I've seen Kathy Warner go through pain and suffering at the hands of Marty Warner, and the court system that would drive most people insane. I've seen her lose everything in this world that could possibly matter to her except her hope that justice would eventually come to her aid. I've seen Mrs. Warner pick herself up time and time again in her attempt to right an extreme wrong. I've read the book she's written in an attempt to help other victims of domestic violence and hopefully explain to her children why she is no longer in their lives.

I've sat back and watched and listened as time after time she's been denied justice and human compassion from the very people who say they are advocates for domestic violence.

I don't know how to help Kathy anymore and fear that she can't hang on much longer. I'm submitting this affidavit in the hopes that the legal system will understand what happened to Mrs. Warner is real, is cruel and continues. I know it's real because I lived through eighteen months of emotional and mental turmoil, fear and doubt in my professional abilities at the hands of the same man that brought his wife to a state of emotional and mental breakdown.

Signed and notorized/copy available

Published in Coral Anika Theill's memoir, BONSHEA Making Light of the Dark

www.coralanikatheill.com

Debbie Custis responds to Coral Theill's son-in-law's disparaging comments

Letter by Debbie Custis, July 16, 2007

Coral’s son-in-law, wasn’t in the Warner’s life nor was he in court for the proceedings during the time Kathy (Coral) was being abused by Marty and the court system in Oregon. I was. I also worked with and for Mr. Warner. Trust me, he can “just flip on an internal switch” when he feels it’s necessary to appear to be a well-adjusted, upstanding member of the community. Feel fortunate that you’re not a “woman” and that Mr. Warner feels no need to “control” you!

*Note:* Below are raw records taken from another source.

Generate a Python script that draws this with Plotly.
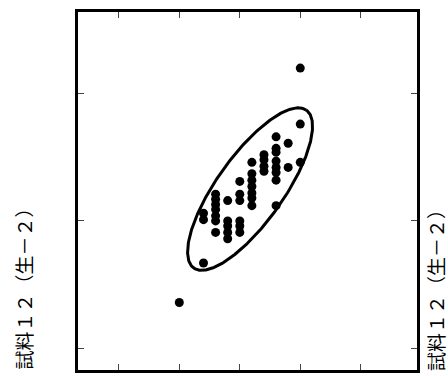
import numpy as np
import plotly.graph_objects as go

# ---- data ----
x_vals = [4.0, 4.0, 3.6, 3.8, 3.6, 3.6, 3.4, 3.4, 3.6, 3.4, 3.6, 3.8, 4.0, 3.4, 3.6, 3.6,
          3.2, 3.2, 3.2, 3.2, 3.2, 3.2, 3.2, 3.0, 3.0, 3.0, 2.8, 3.6, 2.6, 2.6, 2.6, 2.6,
          2.6, 2.6, 2.4, 2.4, 2.6, 2.8, 2.8, 2.8, 2.8, 3.0, 3.0, 3.0, 2.4, 2.0]
y_vals = [3.20, 2.76, 2.66, 2.61, 2.57, 2.54, 2.52, 2.48, 2.47, 2.43, 2.42, 2.42, 2.46, 2.39,
          2.38, 2.32, 2.46, 2.37, 2.32, 2.27, 2.22, 2.18, 2.12, 2.31, 2.21, 2.16, 2.16, 2.12,
          2.21, 2.17, 2.13, 2.09, 2.04, 2.00, 2.06, 2.01, 1.91, 2.00, 1.96, 1.91, 1.86, 2.00,
          1.96, 1.91, 1.67, 1.36]

x_ticks = [1, 2, 3, 4, 5]
y_ticks = [1, 2, 3]

# ellipse (centre and semi-axis vectors, data units)
ell_center = (3.17, 2.25)
ell_major = (0.93, 0.62)
ell_minor = (-0.45, 0.15)

axis_title = "試料１２（生－２）"

t = np.linspace(0, 2 * np.pi, 361)
ex = ell_center[0] + ell_major[0] * np.cos(t) + ell_minor[0] * np.sin(t)
ey = ell_center[1] + ell_major[1] * np.cos(t) + ell_minor[1] * np.sin(t)

fig = go.Figure()
fig.add_trace(go.Scatter(x=ex, y=ey, mode="lines",
                         line=dict(color="black", width=3), hoverinfo="skip"))
fig.add_trace(go.Scatter(x=x_vals, y=y_vals, mode="markers",
                         marker=dict(color="black", size=9, line=dict(width=0))))

axis_common = dict(showgrid=False, zeroline=False, showline=True, linecolor="black",
                   linewidth=3, mirror="ticks", ticks="inside", ticklen=6, tickwidth=1,
                   tickcolor="#444", showticklabels=False)

fig.update_xaxes(range=[0.325, 5.93], tickvals=x_ticks, **axis_common)
fig.update_yaxes(range=[0.83, 3.64], tickvals=y_ticks, **axis_common)

title_font = dict(family="Noto Sans CJK JP", size=19, color="black")
fig.update_layout(
    width=448, height=376,
    margin=dict(l=78, r=31, t=12, b=6),
    paper_bgcolor="white", plot_bgcolor="white",
    showlegend=False,
    annotations=[
        dict(text=axis_title, textangle=-90, xref="paper", yref="paper",
             x=0, y=(370 - 284.5) / 358, xanchor="center", yanchor="middle",
             xshift=-55, showarrow=False, font=title_font),
        dict(text=axis_title, textangle=-90, xref="paper", yref="paper",
             x=1, y=(370 - 286) / 358, xanchor="center", yanchor="middle",
             xshift=18, showarrow=False, font=title_font),
    ],
)

fig.write_html("out.html", config={"displayModeBar": False},
               post_script="document.body.style.margin='0';")
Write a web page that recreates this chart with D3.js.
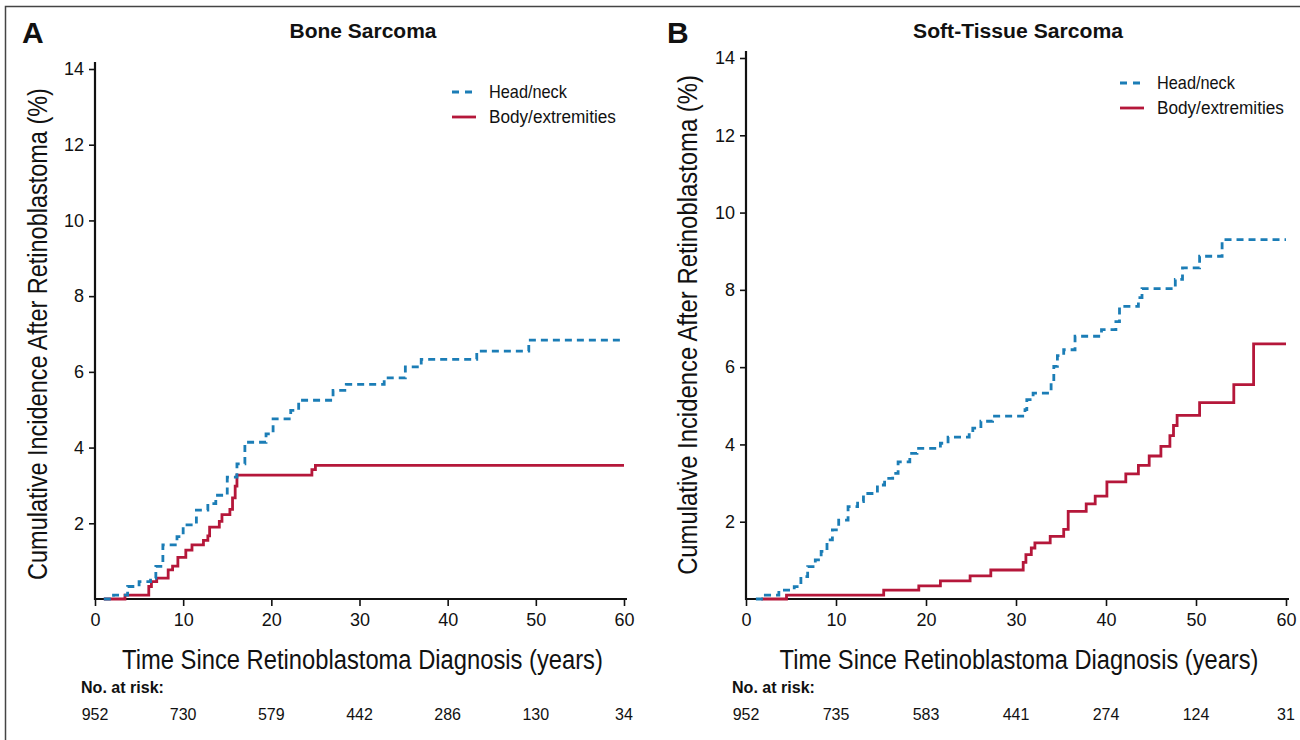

You didn’t see Coral with her three youngest children, her patience, the love and the bond that was so clearly there for all to see while she was in hiding from her husband, living from hotel to hotel, with no money, and no food, entirely dependent on friends and yes, even some strangers that wanted to help her. It’s easy to be kind, loving, and nurturing during the good times; Coral was all those things during the hard times as well.

You weren’t there during the court proceedings. You didn’t listen to the absolute absence of feeling for his wife and her trauma in his answer when the judge asked “why would you continue to have marital relations with your wife in her current physical and mental condition.” I was there. I was also outside the courtroom walking the baby when I couldn’t stand to hear any more of what he said in court.

You weren’t there when the court decided to take Coral’s children away. You didn’t see a woman sobbing, rocking back and forth consumed with the kind of grief that only another parent could understand and yet, not wholly fathom.

You weren’t there when we picked up the three youngest children and delivered them to Mr. Warner. You didn’t hear the screams and sobbing of the two little girls in the back seat of my car on the trip to Mr. Warner’s. You never had to watch a grief-stricken mother trying to pump painfully engorged breasts because her six-month-old nursing baby had just been wrenched from her.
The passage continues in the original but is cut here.